For many of us today, just connecting with our human neighbors seems difficult let alone connecting with the rest of creation. We have found new and inventive ways of separating ourselves from one another – not only by physical location or physical barriers, but also through mindsets that automatically close us off from hearing information that could lead to greater understanding and appreciation of our neighbors. If all creatures are filled with the divine presence that is more intimate to them than they could ever know themselves, then all humans also possess this same quality. We encounter difficulties in seeing others as bearers of divine presence repeatedly through racism, xenophobia, and bigotry – the most recent example of which just took place yesterday at Chabad Synagogue of Poway on the final day of Passover and six months after the shooting at Tree of Life Synagogue in Pittsburgh. Or we can recall the attacks on Catholic churches in Sri Lanka last Sunday during Easter services…or the devastating mosque shootings in Christchurch, New Zealand last month. We continue to face the racism and xenophobia of those seeking asylum in the US, with thousands of children still separated from their families in detention centers around the country. Issues like these will continue to increase as climate change leads to massive migrations of people who will be climate refugees – unable to live in their current home countries because of drought, flooding, famine, or other conditions that will make life unbearable. Our world is in crisis in more ways than one and we must find new ways to respond.
The other day, a friend of mine posted about Fred Rogers. You might be familiar with Mr. Rogers from his PBS show, Mister Rogers’ Neighborhood. Many of us grew up with him welcoming us into his home as one of his neighbors, taking us on adventures to learn how crayons are made or explaining that it’s okay to feel our emotions, and how to use our imaginations to take a small yellow and red trolley to a Neighborhood of Make Believe with a King and Queen, talking tigers, owls, and cats. Mr. Rogers was also a Presbyterian minister. While his show wasn’t overly religious, it exuded the central principles of Christianity in secular ways. Mr. Rogers was all about instilling messages of love and kindness in children while also helping them navigate the world around them. The quote that my friend posted an excerpt of what Mr. Rogers said he would want his last broadcasted message to be. He stated:
Well, I would want [those] who were listening somehow to know that they had unique value, that there isn’t anybody in the whole world exactly like them and that there never has been and there never will be.

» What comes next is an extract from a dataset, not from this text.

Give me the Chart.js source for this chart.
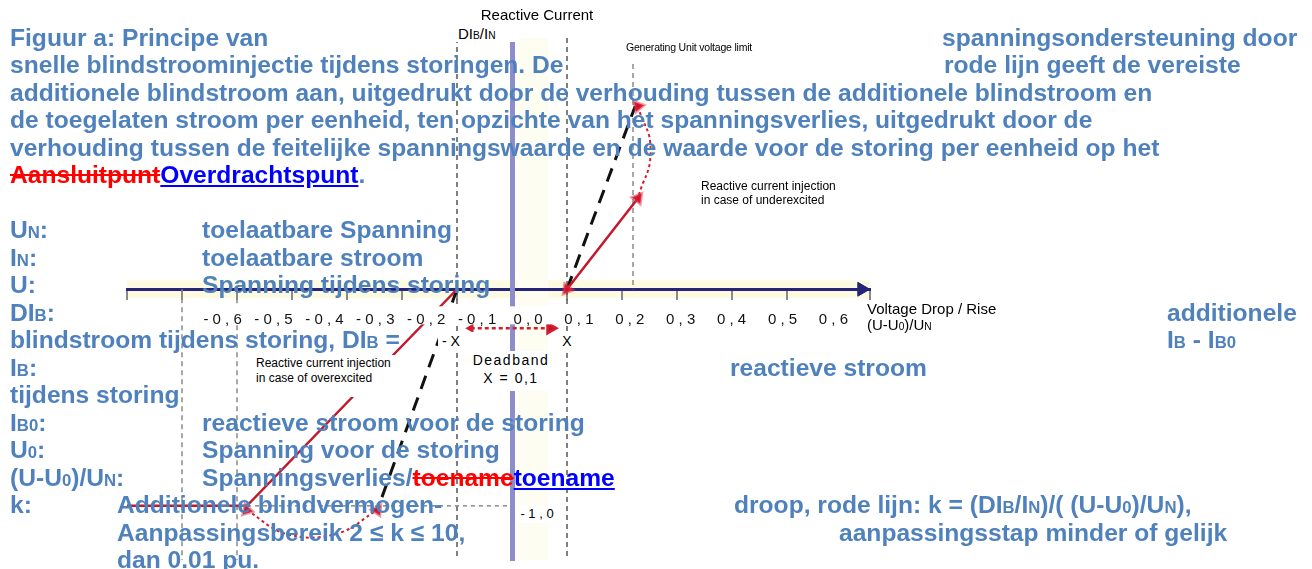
<!DOCTYPE html>
<html>
<head>
<meta charset="utf-8">
<script src="https://cdn.jsdelivr.net/npm/chart.js@4"></script>
<style>
body { margin: 0; background: #fff; }
#wrap { position: relative; width: 1312px; height: 569px; overflow: hidden; background: #fff; }
canvas { position: absolute; left: 0; top: 0; }
.t { position: absolute; white-space: nowrap; font: bold 24.6px "Liberation Sans", Arial, sans-serif; color: #4f81bd; line-height: 27.5px; z-index: 3; }
.s { font-size: 0.68em; }
.del { color: #ff0000; text-decoration: line-through; }
.ins { color: #0000ff; text-decoration: underline; }
.c { position: absolute; white-space: nowrap; font: 15px "Liberation Sans", Arial, sans-serif; color: #000; z-index: 2; }
.w { background: #fff; }
</style>
</head>
<body>
<div id="wrap">
<canvas id="chart" width="1312" height="569"></canvas>

<!-- labels of the diagram -->
<div class="c" style="left:537px;top:14px;transform:translate(-50%,-50%)">Reactive Current</div>
<div class="c w" style="left:456px;top:25px;width:62px;height:17px;line-height:17px;padding-left:2px">DI<span class="s">B</span>/I<span class="s">N</span></div>
<div class="c" style="left:689px;top:47px;transform:translate(-50%,-50%);font-size:10.5px;letter-spacing:-0.2px">Generating Unit voltage limit</div>
<div class="c" style="left:701px;top:179px;font-size:12px;line-height:14px">Reactive current injection<br>in case of underexcited</div>
<div class="c" style="left:867px;top:301px;line-height:16px">Voltage Drop / Rise<br>(U-U<span class="s">0</span>)/U<span class="s">N</span></div>
<div class="c w" style="left:438px;top:332px;width:40px;height:18px;line-height:18px;font-size:14px">&nbsp;- X</div>
<div class="c w" style="left:560px;top:333px;width:14px;height:17px;line-height:17px;font-size:14px;text-align:center">X</div>
<div class="c w" style="left:470px;top:351px;width:82px;height:40px;line-height:18px;font-size:14px;text-align:center;letter-spacing:1.5px">Deadband<br>X = 0,1</div>
<div class="c w" style="left:253px;top:355px;width:142px;height:42px;line-height:15px;font-size:12px;padding:1px 0 0 3px;box-sizing:border-box">Reactive current injection<br>in case of overexcited</div>
<div class="c w" style="left:518px;top:505px;width:38px;height:18px;line-height:18px;font-size:13px;text-align:center">- 1 , 0</div>

<!-- document text -->
<div class="t" style="left:10px;top:23.75px">Figuur a: Principe van</div>
<div class="t" style="left:942px;top:23.75px">spanningsondersteuning door</div>
<div class="t" style="left:10px;top:51.25px">snelle blindstroominjectie tijdens storingen. De</div>
<div class="t" style="left:944px;top:51.25px">rode lijn geeft de vereiste</div>
<div class="t" style="left:10px;top:78.75px">additionele blindstroom aan, uitgedrukt door de verhouding tussen de additionele blindstroom en</div>
<div class="t" style="left:10px;top:106.25px">de toegelaten stroom per eenheid, ten opzichte van het spanningsverlies, uitgedrukt door de</div>
<div class="t" style="left:10px;top:133.75px">verhouding tussen de feitelijke spanningswaarde en de waarde voor de storing per eenheid op het</div>
<div class="t" style="left:10px;top:161.25px"><span class="del">Aansluitpunt</span><span class="ins">Overdrachtspunt</span>.</div>

<div class="t" style="left:10px;top:216.25px">U<span class="s">N</span>:</div>
<div class="t" style="left:202px;top:216.25px">toelaatbare Spanning</div>
<div class="t" style="left:10px;top:243.75px">I<span class="s">N</span>:</div>
<div class="t" style="left:202px;top:243.75px">toelaatbare stroom</div>
<div class="t" style="left:10px;top:271.25px">U:</div>
<div class="t" style="left:202px;top:271.25px">Spanning tijdens storing</div>
<div class="t" style="left:10px;top:298.75px">DI<span class="s">B</span>:</div>
<div class="t" style="left:1167px;top:298.75px">additionele</div>
<div class="t" style="left:10px;top:326.25px">blindstroom tijdens storing, DI<span class="s">B</span> =</div>
<div class="t" style="left:1167px;top:326.25px">I<span class="s">B</span> - I<span class="s">B0</span></div>
<div class="t" style="left:10px;top:353.75px">I<span class="s">B</span>:</div>
<div class="t" style="left:730px;top:353.75px">reactieve stroom</div>
<div class="t" style="left:10px;top:381.25px">tijdens storing</div>
<div class="t" style="left:10px;top:408.75px">I<span class="s">B0</span>:</div>
<div class="t" style="left:202px;top:408.75px">reactieve stroom voor de storing</div>
<div class="t" style="left:10px;top:436.25px">U<span class="s">0</span>:</div>
<div class="t" style="left:202px;top:436.25px">Spanning voor de storing</div>
<div class="t" style="left:10px;top:463.75px">(U-U<span class="s">0</span>)/U<span class="s">N</span>:</div>
<div class="t" style="left:202px;top:463.75px">Spanningsverlies/<span class="del">toename</span><span class="ins">toename</span></div>
<div class="t" style="left:10px;top:491.25px">k:</div>
<div class="t" style="left:117px;top:491.25px">Additionele blindvermogen-</div>
<div class="t" style="left:734px;top:491.25px">droop, rode lijn: k = (DI<span class="s">B</span>/I<span class="s">N</span>)/( (U-U<span class="s">0</span>)/U<span class="s">N</span>),</div>
<div class="t" style="left:117px;top:518.75px">Aanpassingsbereik 2 ≤ k ≤ 10,</div>
<div class="t" style="left:839px;top:518.75px">aanpassingsstap minder of gelijk</div>
<div class="t" style="left:117px;top:546.25px">dan 0.01 pu.</div>
</div>

<script>
// tick labels of the voltage axis
const tickValues = [-0.6, -0.5, -0.4, -0.3, -0.2, -0.1, 0, 0.1, 0.2, 0.3, 0.4, 0.5, 0.6];
const tickLabels = ['- 0 , 6', '- 0 , 5', '- 0 , 4', '- 0 , 3', '- 0 , 2', '- 0 , 1',
                    '0 , 0', '0 , 1', '0 , 2', '0 , 3', '0 , 4', '0 , 5', '0 , 6'];

// red line: required additional reactive current
const underX = [0.1, 0.229];
const underY = [0, 0.42];
const overX = [-0.1, -0.482, -0.7];
const overY = [0, -1.0, -1.0];

// black dashed: generating unit voltage limit
const limUpX = [0.1, 0.224];
const limUpY = [0, 0.845];
const limLowX = [-0.1, -0.245];
const limLowY = [0, -1.02];

// red dotted return curves
const loopUpX = [0.229, 0.252, 0.229];
const loopUpY = [0.845, 0.64, 0.42];
const loopLowX = [-0.482, -0.41, -0.32, -0.245];
const loopLowY = [-1.02, -1.13, -1.13, -1.02];

// red markers
const markX = [0.229, 0.229, -0.482, -0.245, 0.1];
const markY = [0.845, 0.42, -1.02, -1.02, 0];

// deadband arrow
const deadX = [-0.075, 0.07];
const deadY = [-0.18, -0.18];

// dashed guide lines
const guideX = [-0.6, -0.5, -0.1, 0.1, 0.22];
const guideTop = [0, 0, 1.16, 1.16, 1.04];
const guideBottom = [-1.25, -1.25, -1.25, -1.25, 0];

// dotted level at -1,0
const levelX = [-0.7, -0.005];
const levelY = [-1.0, -1.0];

// arrow at the end of the voltage axis
const axisArrowX = [0.636];
const axisArrowY = [0];

// where the row of tick labels sits (in y units)
const LABEL_ROW = -0.102;

const pts = (xs, ys) => xs.map((x, i) => ({ x: x, y: ys[i] }));

const guideSets = guideX.map((gx, i) => ({
    data: pts([gx, gx], [guideTop[i], guideBottom[i]]),
    showLine: true,
    borderColor: i < 2 || i === 4 ? '#8a8a8a' : '#555',
    borderWidth: 1.5,
    borderDash: [5, 4],
    pointRadius: 0,
    order: 10
}));

const bands = {
    id: 'bands',
    beforeDraw(chart) {
        const { ctx, chartArea: a, scales } = chart;
        const y0 = scales.y.getPixelForValue(0);
        const x0 = scales.x.getPixelForValue(0);
        ctx.save();
        ctx.fillStyle = 'rgba(251,250,218,0.8)';
        ctx.fillRect(a.left, y0 - 9, a.width, 18);
        ctx.fillStyle = '#fdfdf2';
        ctx.fillRect(x0 + 6, a.top, 30, a.height);
        ctx.restore();
    },
    afterDatasetsDraw(chart) {
        // white strip behind the tick labels
        const { ctx, scales } = chart;
        const s = scales.xl;
        const top = scales.y.getPixelForValue(LABEL_ROW) - 5;
        const left = s.getPixelForValue(tickValues[0]) - 35;
        const right = s.getPixelForValue(tickValues[tickValues.length - 1]) + 40;
        ctx.save();
        ctx.fillStyle = '#fff';
        ctx.fillRect(left, top, right - left, 18);
        ctx.restore();
    }
};

new Chart(document.getElementById('chart'), {
    type: 'scatter',
    data: {
        datasets: [
            ...guideSets,
            {
                data: pts(levelX, levelY),
                showLine: true, borderColor: '#8a8a8a', borderWidth: 1.5, borderDash: [4, 4],
                pointRadius: 0, order: 9
            },
            {
                data: pts(underX, underY),
                showLine: true, borderColor: '#c4182c', borderWidth: 2.5, pointRadius: 0, order: 3
            },
            {
                data: pts(overX, overY),
                showLine: true, borderColor: '#c4182c', borderWidth: 2.5, pointRadius: 0, order: 3
            },
            {
                data: pts(limUpX, limUpY),
                showLine: true, borderColor: '#111', borderWidth: 3, borderDash: [14, 9], pointRadius: 0, order: 4
            },
            {
                data: pts(limLowX, limLowY),
                showLine: true, borderColor: '#111', borderWidth: 3, borderDash: [14, 9], pointRadius: 0, order: 4
            },
            {
                data: pts(loopUpX, loopUpY),
                showLine: true, tension: 0.5, borderColor: '#d0202e', borderWidth: 2, borderDash: [3, 3],
                pointRadius: 0, order: 3
            },
            {
                data: pts(loopLowX, loopLowY),
                showLine: true, tension: 0.4, borderColor: '#d0202e', borderWidth: 2, borderDash: [3, 3],
                pointRadius: 0, order: 3
            },
            {
                data: pts(markX, markY),
                pointStyle: 'triangle', pointRadius: 6,
                rotation: [200, 38, 223, 35, 218],
                backgroundColor: '#d0102a', borderColor: 'rgba(225,50,70,0.5)', borderWidth: 3, order: 1
            },
            {
                data: pts(deadX, deadY),
                showLine: true, borderColor: '#d0202e', borderWidth: 2.5, borderDash: [4, 3],
                pointStyle: 'triangle', pointRadius: [3, 6], rotation: [270, 90],
                backgroundColor: '#c8102a', order: 2
            },
            {
                data: pts(axisArrowX, axisArrowY),
                pointStyle: 'triangle', pointRadius: 8, rotation: 90,
                backgroundColor: '#26247a', borderColor: '#26247a', borderWidth: 1, clip: false, order: 0
            }
        ]
    },
    options: {
        responsive: false,
        animation: false,
        devicePixelRatio: 1,
        layout: { padding: { left: 127, right: 442.5, top: 38, bottom: 1 } },
        plugins: { legend: { display: false }, tooltip: { enabled: false } },
        scales: {
            x: {
                type: 'linear', min: -0.7, max: 0.65, position: { y: 0 },
                grid: { drawOnChartArea: false, drawTicks: true, tickLength: 9, color: '#8a8a8a', lineWidth: 2 },
                border: { color: '#26247a', width: 3 },
                ticks: { display: false, stepSize: 0.1 }
            },
            xl: {
                axis: 'x', type: 'linear', min: -0.7878, max: 0.6709, position: { y: LABEL_ROW },
                grid: { display: false, drawTicks: false },
                border: { display: false },
                afterBuildTicks: s => { s.ticks = tickValues.map(v => ({ value: v })); },
                ticks: {
                    z: 2, autoSkip: false, maxRotation: 0, padding: 0, color: '#111',
                    font: { size: 15, family: '"Liberation Sans", Arial, sans-serif' },
                    callback: (v, i) => tickLabels[i]
                }
            },
            y: {
                type: 'linear', min: -1.25, max: 1.16, position: { x: 0 },
                grid: { drawOnChartArea: false, drawTicks: false },
                border: { color: '#8d8dca', width: 5 },
                ticks: { display: false }
            }
        }
    },
    plugins: [bands]
});
</script>
</body>
</html>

And that they are loved by the Person who created them, in a unique way. If they could know that and really know it and have that behind their eyes on their neighbor and realize, ‘My neighbor has unique value too; there’s never been anybody in the whole world like my neighbor, and that there never will be.’ If they could value that person – if they could love that person – in ways that we know the Eternal loves us, then I would be grateful.[3]
Mr. Rogers reminds us that we should value the uniqueness of each individual, including ourselves, because of our connections to the divine. While he may not use the language of divine presence, his words point to an divine presence that makes each person unique and valuable. Recognition of the unique value of other people is obviously needed in our world today. We can also expand Mr. Rogers’ valuation of human uniqueness to our non-human neighbors as well.
What we need and desire is connection. Our relationships are the things that bind us together as a community. Our selves, our communities, our Earth are built upon the divine presence that undergirds us all. As many of you sitting in the congregation know, I completed my dissertation this year in ecological ethics. Obviously, I couldn’t let an opportunity like this go by without sharing a quote from it with you that I think is particularly apt to the message of locating divine presence in all things:
To stand in the sight of the Earth requires us to acknowledge we are a part of something much bigger than ourselves that is a complex web of interactions. Observing the self as a part of this complex web, with the potential to create and destroy on small and grand scales, brings into question what the human role should be in light of the world. If we are truly a part of God’s creation – not just stewards, but intimately connected with the Earth through our very being – then we must acknowledge that our relationship with the Earth requires the same sort of consideration our other close relationships ask of us. To care. To love. To protect. To seek justice.[4]
We have the capacity for the care and ingenuity needed to address the daunting global environmental problems that we and others will face. We may not have Christ standing before us to prove divine presence in the world, but we do have each other AND the world which can remind us of God’s grace and love. If we are able to recognize the Divine presence in each being – human or not – then we can begin to take responsibility for one another. In our local contexts, whether it is our neighborhood, town, or ecosystem, we have the tools already present to us that can help us develop new ways of being in the world. We can expand our care for one another out of the love that Christ showed to us by recognizing the divine nature infused in each and every thing around us. We can respect the uniqueness of each person, each plant, each animal and what it offers to our Earth community that keeps us bound together in an interconnected web of creation.
Amen.
– Dr. Jessica Chicka, University Chaplain for International Students
[1] Adil Najam, “Age of Adaptation,” Presentation at Boston Symposium on Ecologically Informed Theological Education, April 5, 2019.
[2] Elizabeth Eaton, “All Created Things,” Living Lutheran, March 29, 2019, Accessed April 1, 2019: https://www.livinglutheran.org/2019/03/all-created-things/.
[3] Amy Hollingsworth, The Simple Faith of Mister Rogers (Nashville: Thomas Nelson, 2005), 161.
[4] Jessica Ann Hittinger Chicka, God, Self Humanity Earth: Christian Ecological Ethics in Local Contexts, PhD Dissertation, Boston University, 2019, 271.